John Frederick Winkler (1946-2025) passed away at his home in Beavercreek, Ohio. Born in southeastern Ohio a descendant of families that had settled this land before Ohio was a state, he graduated from Wellston High School in 1964.
A graduate of Yale College, he received graduate degrees from McGill and Harvard Universities, and his JD from Ohio State University.
He was active in Iran, Afghanistan and Nepal in the 1970s.
For many years, he practiced law in Columbus as a civil litigator in the firms BakerHostetler and Shoemaker, Howarth, and Winkler. He was an Adjunct Professor of Law at Capital University Law School for many years, where he taught on federal jurisdiction and trial practice. He also served as Counsel for Appellate Rules to the Ohio Supreme Court Rules Advisory Committee.
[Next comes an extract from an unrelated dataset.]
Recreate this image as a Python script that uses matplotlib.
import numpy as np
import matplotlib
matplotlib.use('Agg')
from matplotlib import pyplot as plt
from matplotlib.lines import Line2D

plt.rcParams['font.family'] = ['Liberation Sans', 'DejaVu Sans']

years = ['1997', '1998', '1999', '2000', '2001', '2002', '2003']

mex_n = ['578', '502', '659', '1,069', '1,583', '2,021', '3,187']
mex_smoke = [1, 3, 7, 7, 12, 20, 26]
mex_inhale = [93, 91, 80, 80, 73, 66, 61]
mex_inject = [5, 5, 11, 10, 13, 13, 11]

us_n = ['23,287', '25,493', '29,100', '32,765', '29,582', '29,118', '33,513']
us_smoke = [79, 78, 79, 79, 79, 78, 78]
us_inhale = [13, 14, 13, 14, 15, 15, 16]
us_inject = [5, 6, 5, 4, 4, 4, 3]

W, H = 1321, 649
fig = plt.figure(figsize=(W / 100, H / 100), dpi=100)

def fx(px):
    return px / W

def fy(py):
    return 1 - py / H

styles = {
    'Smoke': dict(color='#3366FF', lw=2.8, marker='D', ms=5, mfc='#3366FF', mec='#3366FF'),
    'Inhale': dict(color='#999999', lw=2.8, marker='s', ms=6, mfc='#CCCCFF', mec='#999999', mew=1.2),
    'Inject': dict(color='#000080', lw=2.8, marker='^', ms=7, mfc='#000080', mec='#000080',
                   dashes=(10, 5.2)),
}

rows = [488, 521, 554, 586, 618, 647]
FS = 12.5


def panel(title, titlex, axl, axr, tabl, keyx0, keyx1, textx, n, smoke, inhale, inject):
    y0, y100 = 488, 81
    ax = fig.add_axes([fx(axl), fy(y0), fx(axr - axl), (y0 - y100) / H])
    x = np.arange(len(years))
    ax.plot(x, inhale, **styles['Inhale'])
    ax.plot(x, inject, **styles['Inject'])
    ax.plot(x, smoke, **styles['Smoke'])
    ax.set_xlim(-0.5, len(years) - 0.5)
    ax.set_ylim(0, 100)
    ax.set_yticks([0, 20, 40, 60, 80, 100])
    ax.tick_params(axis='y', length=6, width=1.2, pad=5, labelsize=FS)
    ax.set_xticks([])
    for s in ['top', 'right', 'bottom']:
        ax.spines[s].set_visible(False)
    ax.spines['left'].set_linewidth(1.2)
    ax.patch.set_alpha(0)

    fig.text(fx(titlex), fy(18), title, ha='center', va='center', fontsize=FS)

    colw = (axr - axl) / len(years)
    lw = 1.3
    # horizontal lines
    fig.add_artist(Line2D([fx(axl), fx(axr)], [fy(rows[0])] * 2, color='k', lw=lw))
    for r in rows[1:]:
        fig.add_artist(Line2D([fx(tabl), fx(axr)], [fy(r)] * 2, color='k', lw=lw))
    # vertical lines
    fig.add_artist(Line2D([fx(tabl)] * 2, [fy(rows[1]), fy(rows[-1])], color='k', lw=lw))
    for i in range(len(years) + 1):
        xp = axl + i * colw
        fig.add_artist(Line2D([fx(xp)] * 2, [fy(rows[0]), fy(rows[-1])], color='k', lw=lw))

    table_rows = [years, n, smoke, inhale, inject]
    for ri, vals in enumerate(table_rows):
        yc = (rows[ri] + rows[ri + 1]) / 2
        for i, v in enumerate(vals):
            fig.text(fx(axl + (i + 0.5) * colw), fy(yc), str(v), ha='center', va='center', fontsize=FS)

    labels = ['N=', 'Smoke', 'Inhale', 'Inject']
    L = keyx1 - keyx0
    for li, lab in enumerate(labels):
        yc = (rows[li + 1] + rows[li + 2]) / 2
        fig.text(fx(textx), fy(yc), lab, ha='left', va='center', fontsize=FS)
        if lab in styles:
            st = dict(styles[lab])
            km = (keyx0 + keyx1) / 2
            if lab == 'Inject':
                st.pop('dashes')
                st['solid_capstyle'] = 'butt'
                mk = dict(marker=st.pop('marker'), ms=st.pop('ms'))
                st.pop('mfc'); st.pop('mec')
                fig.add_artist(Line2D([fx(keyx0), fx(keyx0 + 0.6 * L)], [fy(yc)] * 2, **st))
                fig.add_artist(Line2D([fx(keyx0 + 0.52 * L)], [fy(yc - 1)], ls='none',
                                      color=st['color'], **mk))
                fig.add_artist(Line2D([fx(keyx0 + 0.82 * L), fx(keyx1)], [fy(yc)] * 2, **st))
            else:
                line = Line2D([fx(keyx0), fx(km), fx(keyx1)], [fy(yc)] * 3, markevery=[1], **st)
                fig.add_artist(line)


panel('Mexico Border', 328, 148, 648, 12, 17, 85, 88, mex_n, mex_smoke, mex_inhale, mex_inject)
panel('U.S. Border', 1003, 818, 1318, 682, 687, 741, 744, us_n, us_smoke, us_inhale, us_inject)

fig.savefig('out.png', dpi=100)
An authority on Roman and Anglo-Saxon legal history, he was also co-editor of The History of Ohio Law, the landmark compilation prepared for the Ohio Bicentennial. Justice Ruth Bader Ginsburg, writing for the majority, quoted from his article “The Probate Jurisdiction of the Federal Courts,” 14 Probate Law Journal 77-152 (1997) in Marshall v. Marshall, 547 U.S. 293 (2006) (sometimes known as the “Anna Nicole Smith case”). As a historian, he was also the author of a series of six books on the military history of the Ohio frontier from 1774 to 1813 (Point Pleasant, Peckuwe, Wabash, Fallen Timbers, Tippecanoe, and The Thames) with Osprey.
He is survived by Wendy, his wife of more than fifty years, as well as three children and six grandchildren.